Saturday, March 3, 2007
Peter Lattman over at the WSJ Law Blog has the 411 on this developing trend:
Lawyers say employment lawsuits against hedge funds are on the rise. “Ten years ago, there were virtually no hedge-fund employment lawsuits; five years ago, there were a few,” says Jeffrey Liddle, managing partner at Liddle Robinson in New York. “Today, once a week we get a call.”
The growth reflects a new reality of the hedge-fund world: These lightly regulated investment pools that once served as a haven for traders frustrated with Wall Street bureaucracy have themselves burgeoned into large, deep-pocketed institutions. And their employees’ expectations have changed. “In the old days,” says Schulte Roth partner Paul Roth, a hedge-fund boss “could come in and say, ‘You’re gone.’ Now [employees] will ask, ‘What do you mean? You can’t fire me!’”
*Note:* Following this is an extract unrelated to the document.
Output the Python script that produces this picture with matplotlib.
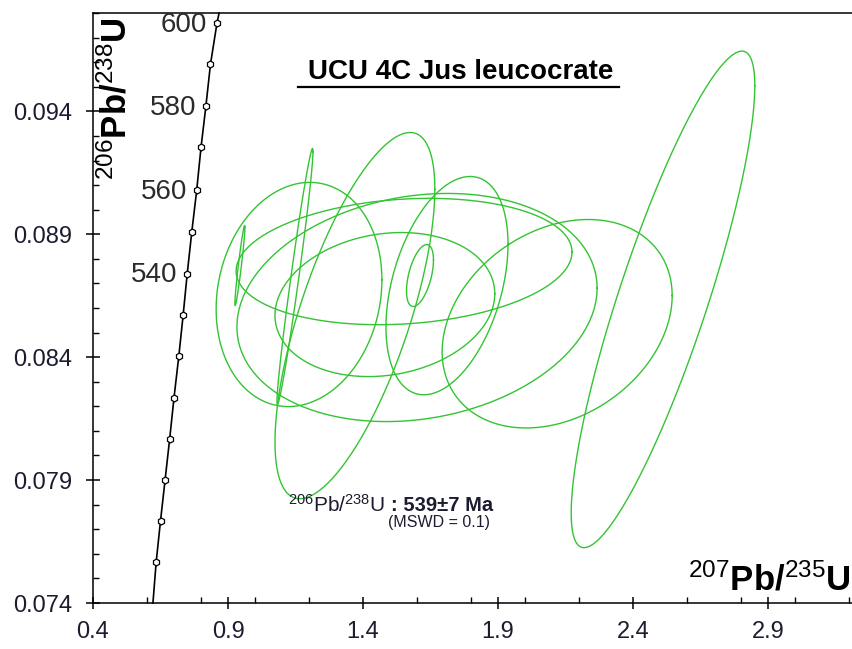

Peter refers to a story in the main Journal that suggests that hedge-funds are fighting back.
That may be the case, but that just means they are like any other large, deep-pocketed corporation that is increasingly facing employment discrimination and other types of employment suits in this litigious environment.
I think the more interesting angle with hedge-funds and the employment law world is in the area of employee benefits where benefit plan administrators are increasingly relying on these sometimes risky investment vehicles for their employees' retirement benefits. The number of breach of fiduciary duty claims in this area are continuing to increase.
Susan Mangerio over at Pension Risk Matters has done a great job documenting this phenomenon on her blog for the last year or so.